- [WHAT YOU NEED TO DO]:
Set down all of the data that follows word for word, without the images.
+--
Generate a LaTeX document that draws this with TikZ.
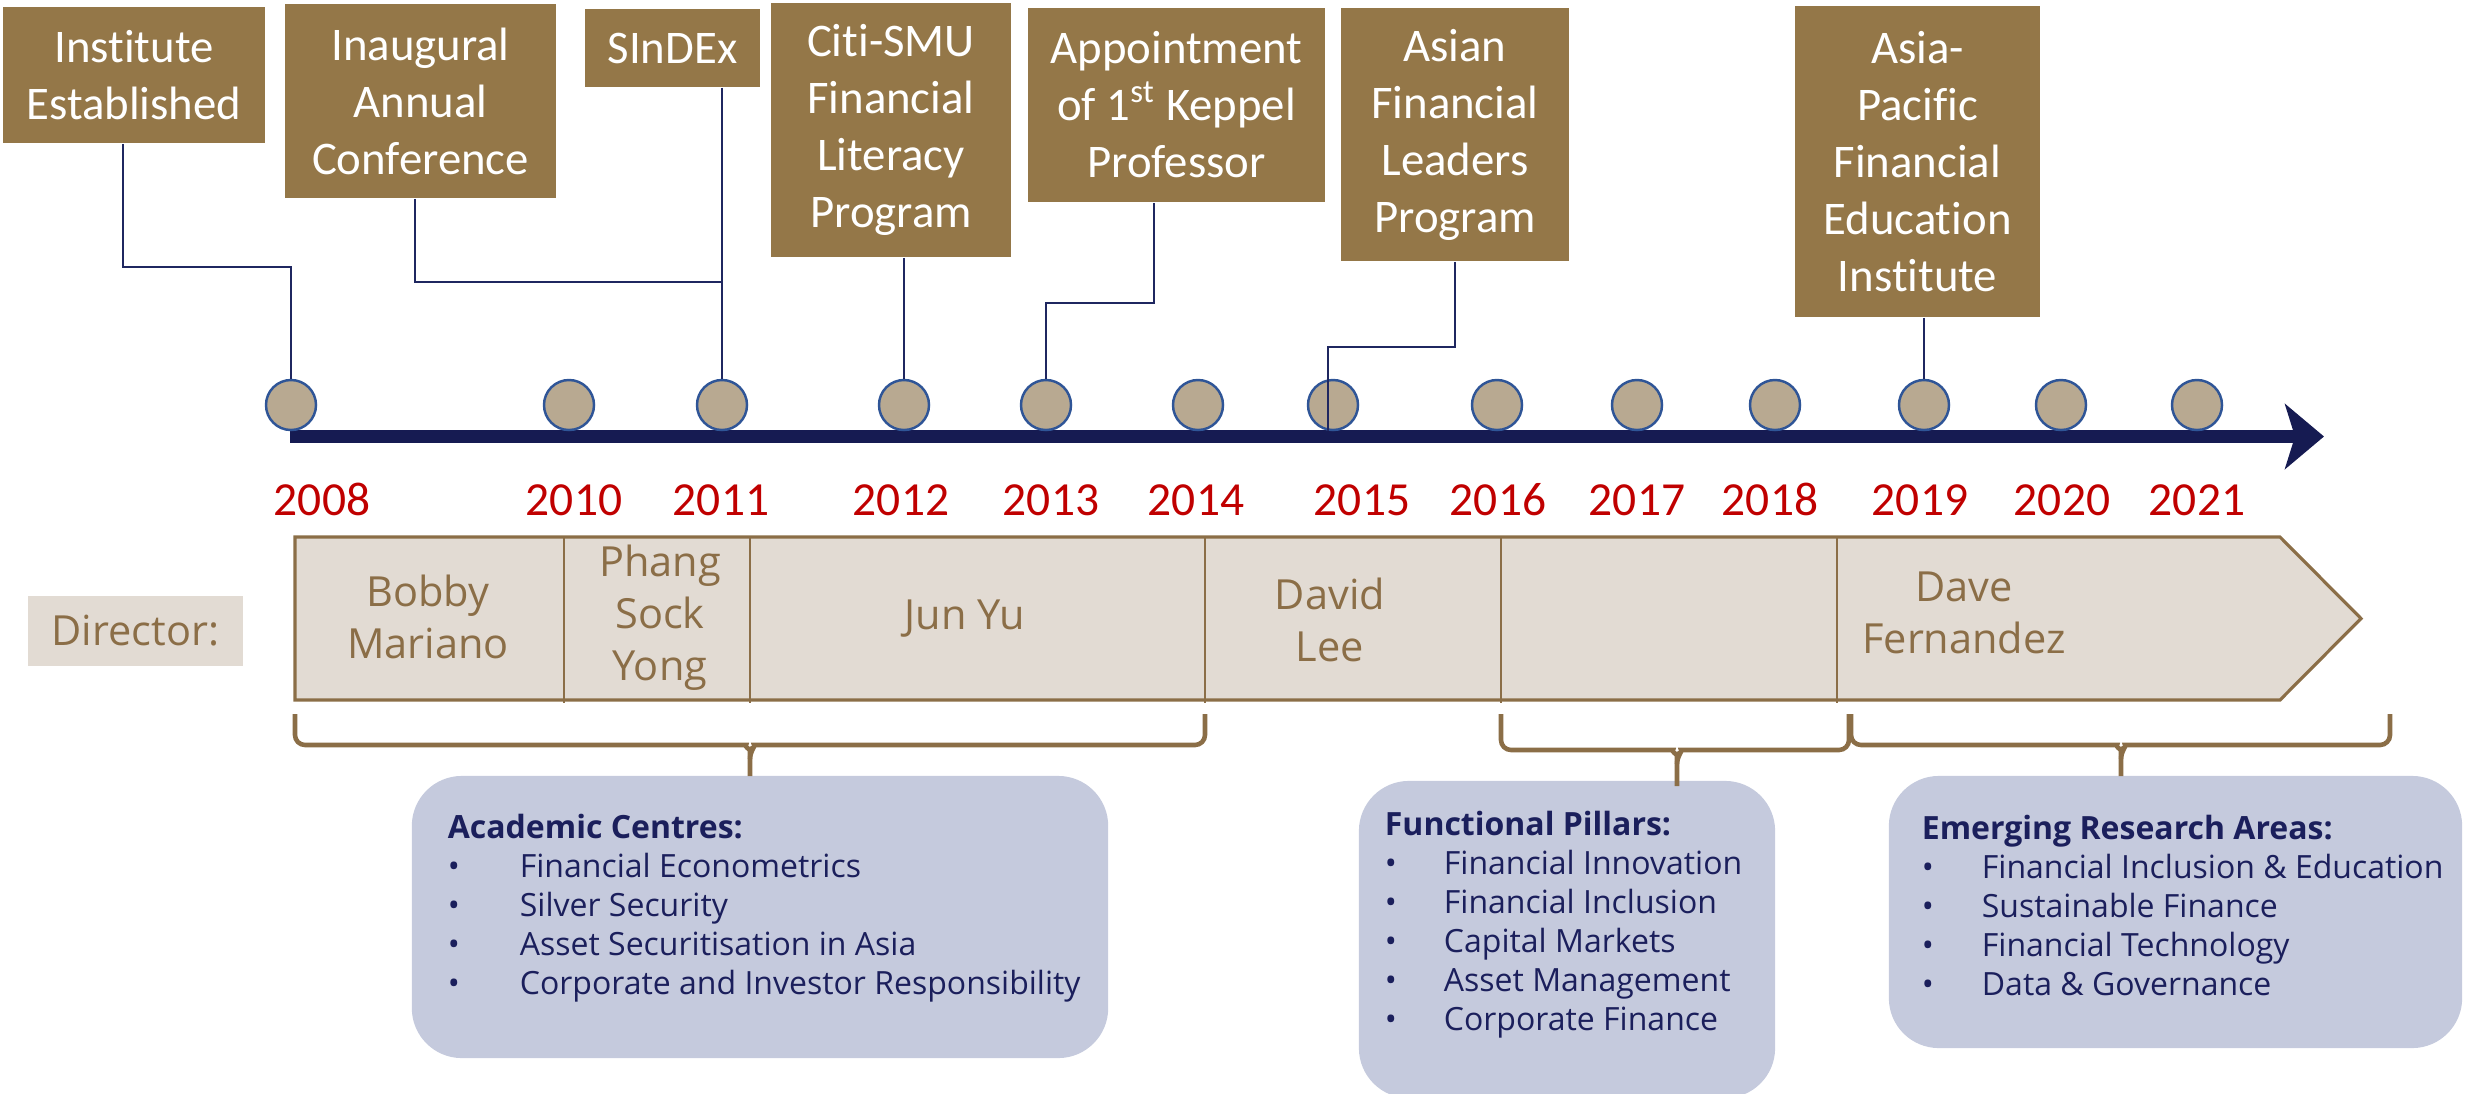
\documentclass[tikz,border=0pt]{standalone}
\usepackage{fontspec}
\setmainfont{Open Sans}
\newfontfamily\carlito[Ligatures={NoCommon,NoContextual}, Contextuals=NoAlternate]{Carlito}
\usetikzlibrary{arrows.meta, positioning}
\definecolor{mgold}{HTML}{947748}
\definecolor{mnavy}{HTML}{161B52}
\definecolor{mline}{HTML}{1F2760}
\definecolor{mdotfill}{HTML}{B8A991}
\definecolor{mdotline}{HTML}{2F5597}
\definecolor{mred}{HTML}{C00000}
\definecolor{mband}{HTML}{E2DBD3}
\definecolor{mbrown}{HTML}{8B6E47}
\definecolor{mlav}{HTML}{C5CADD}
\definecolor{mtext}{HTML}{1B1F5C}
\newcommand{\eventfont}{\carlito\fontsize{13.3pt}{16.2pt}\selectfont}
\newcommand{\yearfont}{\carlito\fontsize{13.5pt}{16pt}\selectfont}
\newcommand{\personfont}{\fontsize{11.8pt}{14.8pt}\selectfont}
\newcommand{\listfont}{\fontsize{9.1pt}{11.1pt}\selectfont}
\newcommand{\bul}[2][0.72cm]{\makebox[#1][l]{\textbullet}#2}
\tikzstyle{event} = [rectangle, fill=mgold, text=white, align=center, inner sep=0pt, font=\eventfont]
\tikzstyle{dot} = [circle, draw=mdotline, fill=mdotfill, line width=0.7pt, minimum size=0.5cm, inner sep=0pt]
\tikzstyle{year} = [text=mred, font=\yearfont, anchor=base, inner sep=0pt]
\tikzstyle{link} = [draw=mline, line width=0.5pt]
\tikzstyle{timeline} = [draw=mnavy, line width=0.13cm, -{Stealth[length=0.39cm, width=0.65cm, inset=0.1cm]}]
\tikzstyle{band} = [draw=mbrown, fill=mband, line width=0.9pt]
\tikzstyle{divider} = [draw=mbrown, line width=0.35pt]
\tikzstyle{person} = [text=mbrown, font=\personfont, align=center, inner sep=0pt]
\tikzstyle{bracket} = [draw=mbrown, line width=1.3pt, rounded corners=0.1cm]
\tikzstyle{area} = [rectangle, rounded corners=0.5cm, fill=mlav, inner sep=0pt]
\tikzstyle{list} = [text=mtext, font=\listfont, align=left, anchor=north west, inner sep=0pt]

\begin{document}
\begin{tikzpicture}[x=0.01cm, y=-0.01cm]
  \useasboundingbox (0,0) rectangle (2478,1093);
  % milestones
  \node (inst) [event, minimum width=2.62cm, minimum height=1.36cm] at (134,75) {Institute\\Established};
  \node (conf) [event, minimum width=2.71cm, minimum height=1.94cm] at (420.5,101) {Inaugural\\Annual\\Conference};
  \node (sindex) [event, minimum width=1.75cm, minimum height=0.78cm] at (672.5,48) {SInDEx};
  \node (citi) [event, minimum width=2.40cm, minimum height=2.54cm] at (891,130) {Citi-SMU\\Financial\\Literacy\\Program};
  \node (keppel) [event, minimum width=2.97cm, minimum height=1.94cm] at (1176.5,105) {Appointment\\of 1\textsuperscript{st} Keppel\\Professor};
  \node (leaders) [event, minimum width=2.28cm, minimum height=2.53cm] at (1455,134.5) {Asian\\Financial\\Leaders\\Program};
  \node (apfei) [event, minimum width=2.45cm, minimum height=3.11cm] at (1917.5,161.5) {Asia-\\Pacific\\Financial\\Education\\Institute};
  % time line
  \coordinate (tlstart) at (290,436.5);
  \coordinate (tlend) at (2324,436.5);
  \draw [timeline] (tlstart) -- (tlend);
  \foreach \yr/\cx/\lx in {2008/291/322, 2010/569/574, 2011/722/721, 2012/904/901, 2013/1046/1051, 2014/1198/1196, 2015/1333/1362, 2016/1497/1498, 2017/1637/1637, 2018/1775/1770, 2019/1924/1920, 2020/2061/2062, 2021/2197/2197}
  {
    \node (c\yr) [dot] at (\cx,405) {};
    \node (y\yr) [year] at (\lx,515) {\yr};
  }
  \draw [link] ([xshift=-0.11cm]inst.south) -- ++(0,123) -| (c2008.north);
  \draw [link] ([xshift=-0.055cm]conf.south) -- ++(0,83) -| (c2011.north);
  \draw [link] (sindex.south -| c2011.north) -- (c2011.north);
  \draw [link] (citi.south -| c2012.north) -- (c2012.north);
  \draw [link] ([xshift=-0.225cm]keppel.south) -- ++(0,100) -| (c2013.north);
  \draw [link] (leaders.south) -- ++(0,85) -| ([xshift=-0.05cm]c2015.south);
  \draw [link] (apfei.south -| c2019.north) -- (c2019.north);
  % directors
  \node (dirlabel) [person, fill=mband, minimum width=2.14cm, minimum height=0.70cm] at (135.5,631) {Director:};
  \draw [band] (295,537) -- (2280,537) -- (2361,618.5) -- (2280,700) -- (295,700) -- cycle;
  \foreach \x in {564,750,1205,1501,1837}
    \draw [divider] (\x,537) -- (\x,703);
  \node (bobby) [person] at (428,617) {Bobby\\Mariano};
  \node (phang) [person] at (660,618) {Phang\\Sock\\Yong};
  \node (junyu) [person] at (965,619) {Jun Yu};
  \node (david) [person] at (1330,620) {David\\Lee};
  \node (dave) [person] at (1964,613) {Dave\\Fernandez};
  % research areas
  \node (acad) [area, minimum width=6.96cm, minimum height=2.82cm] at (760,917) {};
  \node (pillars) [area, minimum width=4.16cm, minimum height=3.17cm] at (1567,939.5) {};
  \node (emerging) [area, minimum width=5.73cm, minimum height=2.72cm] at (2175.5,912) {};
  \node (acadlist) [list, below right=0.38cm and 0.36cm of acad.north west] {\textbf{Academic Centres:}\\
    \bul{Financial Econometrics}\\
    \bul{Silver Security}\\
    \bul{Asset Securitisation in Asia}\\
    \bul{Corporate and Investor Responsibility}};
  \node (pillarslist) [list, below right=0.30cm and 0.26cm of pillars.north west] {\textbf{Functional Pillars:}\\
    \bul[0.59cm]{Financial Innovation}\\
    \bul[0.59cm]{Financial Inclusion}\\
    \bul[0.59cm]{Capital Markets}\\
    \bul[0.59cm]{Asset Management}\\
    \bul[0.59cm]{Corporate Finance}};
  \node (emerginglist) [list, below right=0.39cm and 0.33cm of emerging.north west] {\textbf{Emerging Research Areas:}\\
    \bul[0.60cm]{Financial Inclusion \& Education}\\
    \bul[0.60cm]{Sustainable Finance}\\
    \bul[0.60cm]{Financial Technology}\\
    \bul[0.60cm]{Data \& Governance}};
  % brackets
  \draw [bracket] (295,714) |- (736,745) to[out=0,in=90] (750,759) -- (750,776);
  \draw [bracket] (1205,714) |- (764,745) to[out=180,in=90] (750,759);
  \draw [bracket] (1501,714) |- (1663,750) to[out=0,in=90] (1677,764) -- (1677,786);
  \draw [bracket] (1849,714) |- (1691,750) to[out=180,in=90] (1677,764);
  \draw [bracket] (1851,714) |- (2107,745) to[out=0,in=90] (2121,759) -- (2121,776);
  \draw [bracket] (2390,714) |- (2135,745) to[out=180,in=90] (2121,759);
\end{tikzpicture}
\end{document}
+--
- [RESULT]:
Generate a LaTeX document that draws this with TikZ.
\documentclass[tikz,border=0pt]{standalone}
\usepackage{fontspec}
\setmainfont{Open Sans}
\newfontfamily\carlito[Ligatures={NoCommon,NoContextual}, Contextuals=NoAlternate]{Carlito}
\usetikzlibrary{arrows.meta, positioning}
\definecolor{mgold}{HTML}{947748}
\definecolor{mnavy}{HTML}{161B52}
\definecolor{mline}{HTML}{1F2760}
\definecolor{mdotfill}{HTML}{B8A991}
\definecolor{mdotline}{HTML}{2F5597}
\definecolor{mred}{HTML}{C00000}
\definecolor{mband}{HTML}{E2DBD3}
\definecolor{mbrown}{HTML}{8B6E47}
\definecolor{mlav}{HTML}{C5CADD}
\definecolor{mtext}{HTML}{1B1F5C}
\newcommand{\eventfont}{\carlito\fontsize{13.3pt}{16.2pt}\selectfont}
\newcommand{\yearfont}{\carlito\fontsize{13.5pt}{16pt}\selectfont}
\newcommand{\personfont}{\fontsize{11.8pt}{14.8pt}\selectfont}
\newcommand{\listfont}{\fontsize{9.1pt}{11.1pt}\selectfont}
\newcommand{\bul}[2][0.72cm]{\makebox[#1][l]{\textbullet}#2}
\tikzstyle{event} = [rectangle, fill=mgold, text=white, align=center, inner sep=0pt, font=\eventfont]
\tikzstyle{dot} = [circle, draw=mdotline, fill=mdotfill, line width=0.7pt, minimum size=0.5cm, inner sep=0pt]
\tikzstyle{year} = [text=mred, font=\yearfont, anchor=base, inner sep=0pt]
\tikzstyle{link} = [draw=mline, line width=0.5pt]
\tikzstyle{timeline} = [draw=mnavy, line width=0.13cm, -{Stealth[length=0.39cm, width=0.65cm, inset=0.1cm]}]
\tikzstyle{band} = [draw=mbrown, fill=mband, line width=0.9pt]
\tikzstyle{divider} = [draw=mbrown, line width=0.35pt]
\tikzstyle{person} = [text=mbrown, font=\personfont, align=center, inner sep=0pt]
\tikzstyle{bracket} = [draw=mbrown, line width=1.3pt, rounded corners=0.1cm]
\tikzstyle{area} = [rectangle, rounded corners=0.5cm, fill=mlav, inner sep=0pt]
\tikzstyle{list} = [text=mtext, font=\listfont, align=left, anchor=north west, inner sep=0pt]

\begin{document}
\begin{tikzpicture}[x=0.01cm, y=-0.01cm]
  \useasboundingbox (0,0) rectangle (2478,1093);
  % milestones
  \node (inst) [event, minimum width=2.62cm, minimum height=1.36cm] at (134,75) {Institute\\Established};
  \node (conf) [event, minimum width=2.71cm, minimum height=1.94cm] at (420.5,101) {Inaugural\\Annual\\Conference};
  \node (sindex) [event, minimum width=1.75cm, minimum height=0.78cm] at (672.5,48) {SInDEx};
  \node (citi) [event, minimum width=2.40cm, minimum height=2.54cm] at (891,130) {Citi-SMU\\Financial\\Literacy\\Program};
  \node (keppel) [event, minimum width=2.97cm, minimum height=1.94cm] at (1176.5,105) {Appointment\\of 1\textsuperscript{st} Keppel\\Professor};
  \node (leaders) [event, minimum width=2.28cm, minimum height=2.53cm] at (1455,134.5) {Asian\\Financial\\Leaders\\Program};
  \node (apfei) [event, minimum width=2.45cm, minimum height=3.11cm] at (1917.5,161.5) {Asia-\\Pacific\\Financial\\Education\\Institute};
  % time line
  \coordinate (tlstart) at (290,436.5);
  \coordinate (tlend) at (2324,436.5);
  \draw [timeline] (tlstart) -- (tlend);
  \foreach \yr/\cx/\lx in {2008/291/322, 2010/569/574, 2011/722/721, 2012/904/901, 2013/1046/1051, 2014/1198/1196, 2015/1333/1362, 2016/1497/1498, 2017/1637/1637, 2018/1775/1770, 2019/1924/1920, 2020/2061/2062, 2021/2197/2197}
  {
    \node (c\yr) [dot] at (\cx,405) {};
    \node (y\yr) [year] at (\lx,515) {\yr};
  }
  \draw [link] ([xshift=-0.11cm]inst.south) -- ++(0,123) -| (c2008.north);
  \draw [link] ([xshift=-0.055cm]conf.south) -- ++(0,83) -| (c2011.north);
  \draw [link] (sindex.south -| c2011.north) -- (c2011.north);
  \draw [link] (citi.south -| c2012.north) -- (c2012.north);
  \draw [link] ([xshift=-0.225cm]keppel.south) -- ++(0,100) -| (c2013.north);
  \draw [link] (leaders.south) -- ++(0,85) -| ([xshift=-0.05cm]c2015.south);
  \draw [link] (apfei.south -| c2019.north) -- (c2019.north);
  % directors
  \node (dirlabel) [person, fill=mband, minimum width=2.14cm, minimum height=0.70cm] at (135.5,631) {Director:};
  \draw [band] (295,537) -- (2280,537) -- (2361,618.5) -- (2280,700) -- (295,700) -- cycle;
  \foreach \x in {564,750,1205,1501,1837}
    \draw [divider] (\x,537) -- (\x,703);
  \node (bobby) [person] at (428,617) {Bobby\\Mariano};
  \node (phang) [person] at (660,618) {Phang\\Sock\\Yong};
  \node (junyu) [person] at (965,619) {Jun Yu};
  \node (david) [person] at (1330,620) {David\\Lee};
  \node (dave) [person] at (1964,613) {Dave\\Fernandez};
  % research areas
  \node (acad) [area, minimum width=6.96cm, minimum height=2.82cm] at (760,917) {};
  \node (pillars) [area, minimum width=4.16cm, minimum height=3.17cm] at (1567,939.5) {};
  \node (emerging) [area, minimum width=5.73cm, minimum height=2.72cm] at (2175.5,912) {};
  \node (acadlist) [list, below right=0.38cm and 0.36cm of acad.north west] {\textbf{Academic Centres:}\\
    \bul{Financial Econometrics}\\
    \bul{Silver Security}\\
    \bul{Asset Securitisation in Asia}\\
    \bul{Corporate and Investor Responsibility}};
  \node (pillarslist) [list, below right=0.30cm and 0.26cm of pillars.north west] {\textbf{Functional Pillars:}\\
    \bul[0.59cm]{Financial Innovation}\\
    \bul[0.59cm]{Financial Inclusion}\\
    \bul[0.59cm]{Capital Markets}\\
    \bul[0.59cm]{Asset Management}\\
    \bul[0.59cm]{Corporate Finance}};
  \node (emerginglist) [list, below right=0.39cm and 0.33cm of emerging.north west] {\textbf{Emerging Research Areas:}\\
    \bul[0.60cm]{Financial Inclusion \& Education}\\
    \bul[0.60cm]{Sustainable Finance}\\
    \bul[0.60cm]{Financial Technology}\\
    \bul[0.60cm]{Data \& Governance}};
  % brackets
  \draw [bracket] (295,714) |- (736,745) to[out=0,in=90] (750,759) -- (750,776);
  \draw [bracket] (1205,714) |- (764,745) to[out=180,in=90] (750,759);
  \draw [bracket] (1501,714) |- (1663,750) to[out=0,in=90] (1677,764) -- (1677,786);
  \draw [bracket] (1849,714) |- (1691,750) to[out=180,in=90] (1677,764);
  \draw [bracket] (1851,714) |- (2107,745) to[out=0,in=90] (2121,759) -- (2121,776);
  \draw [bracket] (2390,714) |- (2135,745) to[out=180,in=90] (2121,759);
\end{tikzpicture}
\end{document}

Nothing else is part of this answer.